**WHAT TO DO**
Quote verbatim every line from the line containing "Reproduce this chart with Plotly." to the line containing "2.465, 2.478, 2.494]", inclusive of both, and no other line.

# Start of AVAILABLE DATA

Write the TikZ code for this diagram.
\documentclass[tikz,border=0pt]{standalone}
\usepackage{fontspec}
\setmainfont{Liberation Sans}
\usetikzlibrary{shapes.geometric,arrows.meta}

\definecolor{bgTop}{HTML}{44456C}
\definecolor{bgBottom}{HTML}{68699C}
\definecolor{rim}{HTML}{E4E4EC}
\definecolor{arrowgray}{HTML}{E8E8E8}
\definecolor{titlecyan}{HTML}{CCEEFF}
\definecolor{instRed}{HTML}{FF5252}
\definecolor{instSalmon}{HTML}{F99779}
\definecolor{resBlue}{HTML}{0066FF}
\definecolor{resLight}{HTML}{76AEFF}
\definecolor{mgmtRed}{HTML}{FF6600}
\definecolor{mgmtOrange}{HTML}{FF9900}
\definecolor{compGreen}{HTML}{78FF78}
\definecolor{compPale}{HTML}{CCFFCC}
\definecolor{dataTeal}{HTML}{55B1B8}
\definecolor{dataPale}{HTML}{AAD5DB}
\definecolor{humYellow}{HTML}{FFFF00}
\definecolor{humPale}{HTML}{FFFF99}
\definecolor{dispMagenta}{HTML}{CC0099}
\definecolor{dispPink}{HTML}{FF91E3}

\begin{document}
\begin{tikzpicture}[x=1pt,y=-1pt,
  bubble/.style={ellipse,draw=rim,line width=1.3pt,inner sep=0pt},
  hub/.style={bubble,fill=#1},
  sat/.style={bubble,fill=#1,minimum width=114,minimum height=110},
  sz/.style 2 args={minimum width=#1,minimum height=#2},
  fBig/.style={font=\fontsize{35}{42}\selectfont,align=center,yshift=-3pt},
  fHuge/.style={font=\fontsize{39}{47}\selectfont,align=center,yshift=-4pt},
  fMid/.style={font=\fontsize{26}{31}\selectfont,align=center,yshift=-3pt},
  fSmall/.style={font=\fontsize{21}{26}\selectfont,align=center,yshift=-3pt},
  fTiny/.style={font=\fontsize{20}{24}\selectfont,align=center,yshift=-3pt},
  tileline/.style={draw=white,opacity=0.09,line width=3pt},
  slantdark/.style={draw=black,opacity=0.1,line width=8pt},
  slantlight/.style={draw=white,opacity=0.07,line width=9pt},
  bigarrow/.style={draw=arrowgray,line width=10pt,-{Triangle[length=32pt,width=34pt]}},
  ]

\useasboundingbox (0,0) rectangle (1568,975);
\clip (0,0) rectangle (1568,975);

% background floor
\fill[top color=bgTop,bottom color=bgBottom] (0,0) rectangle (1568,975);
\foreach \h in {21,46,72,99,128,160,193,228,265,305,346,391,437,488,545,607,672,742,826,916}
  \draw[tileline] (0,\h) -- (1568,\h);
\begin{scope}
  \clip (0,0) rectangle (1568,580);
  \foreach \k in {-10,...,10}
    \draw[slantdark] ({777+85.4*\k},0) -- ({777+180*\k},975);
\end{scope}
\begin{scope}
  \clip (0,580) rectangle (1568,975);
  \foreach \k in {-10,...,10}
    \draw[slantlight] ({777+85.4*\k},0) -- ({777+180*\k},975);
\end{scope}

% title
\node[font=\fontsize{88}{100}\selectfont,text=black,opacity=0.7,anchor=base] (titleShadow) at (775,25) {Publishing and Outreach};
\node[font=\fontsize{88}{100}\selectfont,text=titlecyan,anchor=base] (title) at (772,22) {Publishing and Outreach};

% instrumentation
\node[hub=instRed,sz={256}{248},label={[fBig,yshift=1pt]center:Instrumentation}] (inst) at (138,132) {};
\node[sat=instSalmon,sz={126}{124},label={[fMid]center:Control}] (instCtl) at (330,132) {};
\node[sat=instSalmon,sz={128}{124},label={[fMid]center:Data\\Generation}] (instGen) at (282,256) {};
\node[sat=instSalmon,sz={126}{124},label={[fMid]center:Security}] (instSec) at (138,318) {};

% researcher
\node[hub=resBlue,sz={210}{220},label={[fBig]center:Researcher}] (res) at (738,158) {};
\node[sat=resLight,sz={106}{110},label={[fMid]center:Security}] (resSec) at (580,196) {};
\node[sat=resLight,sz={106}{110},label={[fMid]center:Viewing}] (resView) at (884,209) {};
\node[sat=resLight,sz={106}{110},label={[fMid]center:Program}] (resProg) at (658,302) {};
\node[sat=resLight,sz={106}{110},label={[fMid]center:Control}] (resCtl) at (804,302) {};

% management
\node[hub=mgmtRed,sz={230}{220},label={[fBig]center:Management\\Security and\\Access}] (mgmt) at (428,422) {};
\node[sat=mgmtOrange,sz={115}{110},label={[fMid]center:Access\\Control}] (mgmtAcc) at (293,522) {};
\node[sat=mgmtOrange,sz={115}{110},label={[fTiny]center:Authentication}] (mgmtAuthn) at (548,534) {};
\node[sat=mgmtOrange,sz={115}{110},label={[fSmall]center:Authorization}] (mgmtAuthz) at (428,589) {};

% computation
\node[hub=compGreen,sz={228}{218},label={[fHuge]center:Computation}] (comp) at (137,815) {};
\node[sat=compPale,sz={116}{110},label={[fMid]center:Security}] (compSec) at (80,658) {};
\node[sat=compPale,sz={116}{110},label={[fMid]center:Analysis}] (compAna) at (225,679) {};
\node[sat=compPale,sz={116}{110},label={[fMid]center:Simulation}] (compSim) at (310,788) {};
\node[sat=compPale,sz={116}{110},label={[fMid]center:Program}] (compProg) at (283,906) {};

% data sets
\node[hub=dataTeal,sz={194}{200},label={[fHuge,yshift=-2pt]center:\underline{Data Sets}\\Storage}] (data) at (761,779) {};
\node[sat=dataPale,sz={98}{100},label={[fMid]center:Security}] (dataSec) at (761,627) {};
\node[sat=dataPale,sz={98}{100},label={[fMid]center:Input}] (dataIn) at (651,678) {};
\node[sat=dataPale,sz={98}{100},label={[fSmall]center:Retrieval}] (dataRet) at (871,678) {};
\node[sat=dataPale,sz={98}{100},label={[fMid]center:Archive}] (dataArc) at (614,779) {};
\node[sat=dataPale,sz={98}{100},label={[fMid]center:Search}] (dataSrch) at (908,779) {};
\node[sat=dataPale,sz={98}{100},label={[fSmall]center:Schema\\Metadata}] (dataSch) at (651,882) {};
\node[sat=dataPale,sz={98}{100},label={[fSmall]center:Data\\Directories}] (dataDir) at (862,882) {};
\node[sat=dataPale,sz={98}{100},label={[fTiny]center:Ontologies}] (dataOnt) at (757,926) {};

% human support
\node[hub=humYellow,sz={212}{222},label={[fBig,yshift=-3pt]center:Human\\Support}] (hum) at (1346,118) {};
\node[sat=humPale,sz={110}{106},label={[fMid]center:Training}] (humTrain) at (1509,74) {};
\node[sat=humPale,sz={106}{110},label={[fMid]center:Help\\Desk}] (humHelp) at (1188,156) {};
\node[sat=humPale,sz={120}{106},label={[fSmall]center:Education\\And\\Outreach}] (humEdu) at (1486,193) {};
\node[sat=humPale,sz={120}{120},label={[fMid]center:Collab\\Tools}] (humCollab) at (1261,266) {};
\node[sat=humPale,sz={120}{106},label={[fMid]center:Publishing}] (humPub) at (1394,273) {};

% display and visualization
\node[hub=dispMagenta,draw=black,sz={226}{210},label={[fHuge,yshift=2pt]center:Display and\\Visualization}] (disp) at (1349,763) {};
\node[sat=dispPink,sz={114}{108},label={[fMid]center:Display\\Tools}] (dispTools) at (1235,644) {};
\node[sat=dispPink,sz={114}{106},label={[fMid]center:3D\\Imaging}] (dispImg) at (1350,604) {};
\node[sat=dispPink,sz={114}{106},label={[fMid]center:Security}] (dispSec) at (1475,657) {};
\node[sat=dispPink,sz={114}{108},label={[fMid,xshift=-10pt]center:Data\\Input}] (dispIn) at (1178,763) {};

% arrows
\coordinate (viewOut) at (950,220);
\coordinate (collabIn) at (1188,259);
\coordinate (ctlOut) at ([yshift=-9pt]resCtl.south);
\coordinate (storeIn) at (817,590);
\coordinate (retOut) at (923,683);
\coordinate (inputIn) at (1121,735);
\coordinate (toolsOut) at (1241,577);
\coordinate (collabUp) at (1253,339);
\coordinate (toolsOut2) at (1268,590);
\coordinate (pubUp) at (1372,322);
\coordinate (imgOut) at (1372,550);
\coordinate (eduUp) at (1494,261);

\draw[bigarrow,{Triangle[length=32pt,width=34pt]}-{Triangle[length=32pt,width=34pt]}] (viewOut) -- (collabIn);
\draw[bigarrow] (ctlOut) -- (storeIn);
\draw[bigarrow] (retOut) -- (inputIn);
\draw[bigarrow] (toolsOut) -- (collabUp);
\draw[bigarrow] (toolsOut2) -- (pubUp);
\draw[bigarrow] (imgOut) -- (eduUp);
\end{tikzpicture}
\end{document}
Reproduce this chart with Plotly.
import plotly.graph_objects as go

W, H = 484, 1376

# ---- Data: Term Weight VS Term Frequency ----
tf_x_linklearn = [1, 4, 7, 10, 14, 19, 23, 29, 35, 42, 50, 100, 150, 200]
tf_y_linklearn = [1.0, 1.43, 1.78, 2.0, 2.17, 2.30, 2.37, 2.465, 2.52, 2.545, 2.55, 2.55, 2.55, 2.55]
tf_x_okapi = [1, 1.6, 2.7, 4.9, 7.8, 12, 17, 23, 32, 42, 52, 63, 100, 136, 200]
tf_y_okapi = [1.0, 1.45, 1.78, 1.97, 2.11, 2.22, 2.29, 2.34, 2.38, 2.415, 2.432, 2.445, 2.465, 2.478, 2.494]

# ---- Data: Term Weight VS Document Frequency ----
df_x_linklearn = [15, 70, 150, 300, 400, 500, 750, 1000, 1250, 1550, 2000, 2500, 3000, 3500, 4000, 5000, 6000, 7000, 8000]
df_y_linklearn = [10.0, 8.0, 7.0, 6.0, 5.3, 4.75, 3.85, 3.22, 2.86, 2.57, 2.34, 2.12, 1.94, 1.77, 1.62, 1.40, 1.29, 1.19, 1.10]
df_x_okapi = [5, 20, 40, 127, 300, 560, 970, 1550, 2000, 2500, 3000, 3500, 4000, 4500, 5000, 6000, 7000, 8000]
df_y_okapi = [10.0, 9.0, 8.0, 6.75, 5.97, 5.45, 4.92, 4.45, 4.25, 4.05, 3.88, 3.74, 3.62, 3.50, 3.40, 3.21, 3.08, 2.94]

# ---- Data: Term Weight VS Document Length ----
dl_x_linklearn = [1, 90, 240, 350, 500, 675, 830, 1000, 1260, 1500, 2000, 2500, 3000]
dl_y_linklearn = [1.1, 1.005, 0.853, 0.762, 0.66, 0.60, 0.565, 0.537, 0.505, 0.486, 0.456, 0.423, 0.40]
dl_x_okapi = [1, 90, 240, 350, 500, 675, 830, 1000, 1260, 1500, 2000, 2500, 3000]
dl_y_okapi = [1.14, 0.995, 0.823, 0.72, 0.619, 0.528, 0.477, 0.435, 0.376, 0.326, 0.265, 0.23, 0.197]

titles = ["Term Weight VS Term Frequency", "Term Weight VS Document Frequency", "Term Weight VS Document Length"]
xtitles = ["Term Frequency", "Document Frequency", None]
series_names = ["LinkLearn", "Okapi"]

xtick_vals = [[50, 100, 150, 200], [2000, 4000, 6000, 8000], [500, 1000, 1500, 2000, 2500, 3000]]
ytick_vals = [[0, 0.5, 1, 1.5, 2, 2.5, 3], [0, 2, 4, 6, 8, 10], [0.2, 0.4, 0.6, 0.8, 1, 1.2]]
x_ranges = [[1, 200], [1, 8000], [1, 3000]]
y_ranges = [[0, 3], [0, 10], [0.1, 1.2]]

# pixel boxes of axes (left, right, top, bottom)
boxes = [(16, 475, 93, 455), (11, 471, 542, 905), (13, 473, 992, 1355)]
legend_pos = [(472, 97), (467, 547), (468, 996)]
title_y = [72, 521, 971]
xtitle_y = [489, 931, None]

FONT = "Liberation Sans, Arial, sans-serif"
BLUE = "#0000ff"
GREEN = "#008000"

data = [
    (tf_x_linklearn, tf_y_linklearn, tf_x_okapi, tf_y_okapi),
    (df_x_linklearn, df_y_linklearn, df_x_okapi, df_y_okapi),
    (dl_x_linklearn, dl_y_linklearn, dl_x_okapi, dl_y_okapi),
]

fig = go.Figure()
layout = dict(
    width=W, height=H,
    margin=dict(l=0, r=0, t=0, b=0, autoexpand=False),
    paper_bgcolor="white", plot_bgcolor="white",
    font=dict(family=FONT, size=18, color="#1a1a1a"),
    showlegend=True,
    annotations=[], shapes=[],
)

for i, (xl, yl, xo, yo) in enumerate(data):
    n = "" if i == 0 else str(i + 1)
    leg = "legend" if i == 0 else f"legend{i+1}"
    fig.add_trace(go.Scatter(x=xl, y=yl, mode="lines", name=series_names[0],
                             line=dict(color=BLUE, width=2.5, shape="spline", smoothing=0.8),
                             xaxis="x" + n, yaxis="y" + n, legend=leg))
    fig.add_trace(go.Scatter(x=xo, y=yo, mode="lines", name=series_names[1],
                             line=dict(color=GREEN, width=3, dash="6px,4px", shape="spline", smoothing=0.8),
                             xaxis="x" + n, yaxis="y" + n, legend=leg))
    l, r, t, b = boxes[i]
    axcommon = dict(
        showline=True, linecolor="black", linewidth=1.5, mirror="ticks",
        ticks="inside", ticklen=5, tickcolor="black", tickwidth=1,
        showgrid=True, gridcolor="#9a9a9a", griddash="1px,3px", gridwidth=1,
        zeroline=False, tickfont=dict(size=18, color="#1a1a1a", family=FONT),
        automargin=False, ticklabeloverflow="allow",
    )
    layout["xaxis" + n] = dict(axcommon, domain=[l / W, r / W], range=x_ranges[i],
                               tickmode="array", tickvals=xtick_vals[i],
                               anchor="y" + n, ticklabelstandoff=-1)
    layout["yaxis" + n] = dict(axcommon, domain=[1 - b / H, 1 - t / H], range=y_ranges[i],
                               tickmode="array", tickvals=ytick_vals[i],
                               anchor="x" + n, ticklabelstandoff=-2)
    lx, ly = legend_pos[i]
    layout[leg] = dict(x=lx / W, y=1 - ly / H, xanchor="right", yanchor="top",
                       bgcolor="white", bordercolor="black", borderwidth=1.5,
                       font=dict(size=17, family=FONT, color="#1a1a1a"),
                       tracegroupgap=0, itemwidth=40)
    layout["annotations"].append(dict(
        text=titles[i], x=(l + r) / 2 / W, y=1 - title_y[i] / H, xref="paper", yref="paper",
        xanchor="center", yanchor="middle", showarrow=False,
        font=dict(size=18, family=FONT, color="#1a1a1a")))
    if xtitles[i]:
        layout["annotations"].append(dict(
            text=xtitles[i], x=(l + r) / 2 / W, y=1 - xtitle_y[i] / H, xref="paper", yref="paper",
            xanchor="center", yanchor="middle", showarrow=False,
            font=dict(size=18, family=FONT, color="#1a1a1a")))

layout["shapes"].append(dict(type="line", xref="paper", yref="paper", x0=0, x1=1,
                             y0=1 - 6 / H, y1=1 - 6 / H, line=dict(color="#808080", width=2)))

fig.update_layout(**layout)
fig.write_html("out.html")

# End of AVAILABLE DATA

**FINAL RESULT**
Reproduce this chart with Plotly.
import plotly.graph_objects as go

W, H = 484, 1376

# ---- Data: Term Weight VS Term Frequency ----
tf_x_linklearn = [1, 4, 7, 10, 14, 19, 23, 29, 35, 42, 50, 100, 150, 200]
tf_y_linklearn = [1.0, 1.43, 1.78, 2.0, 2.17, 2.30, 2.37, 2.465, 2.52, 2.545, 2.55, 2.55, 2.55, 2.55]
tf_x_okapi = [1, 1.6, 2.7, 4.9, 7.8, 12, 17, 23, 32, 42, 52, 63, 100, 136, 200]
tf_y_okapi = [1.0, 1.45, 1.78, 1.97, 2.11, 2.22, 2.29, 2.34, 2.38, 2.415, 2.432, 2.445, 2.465, 2.478, 2.494]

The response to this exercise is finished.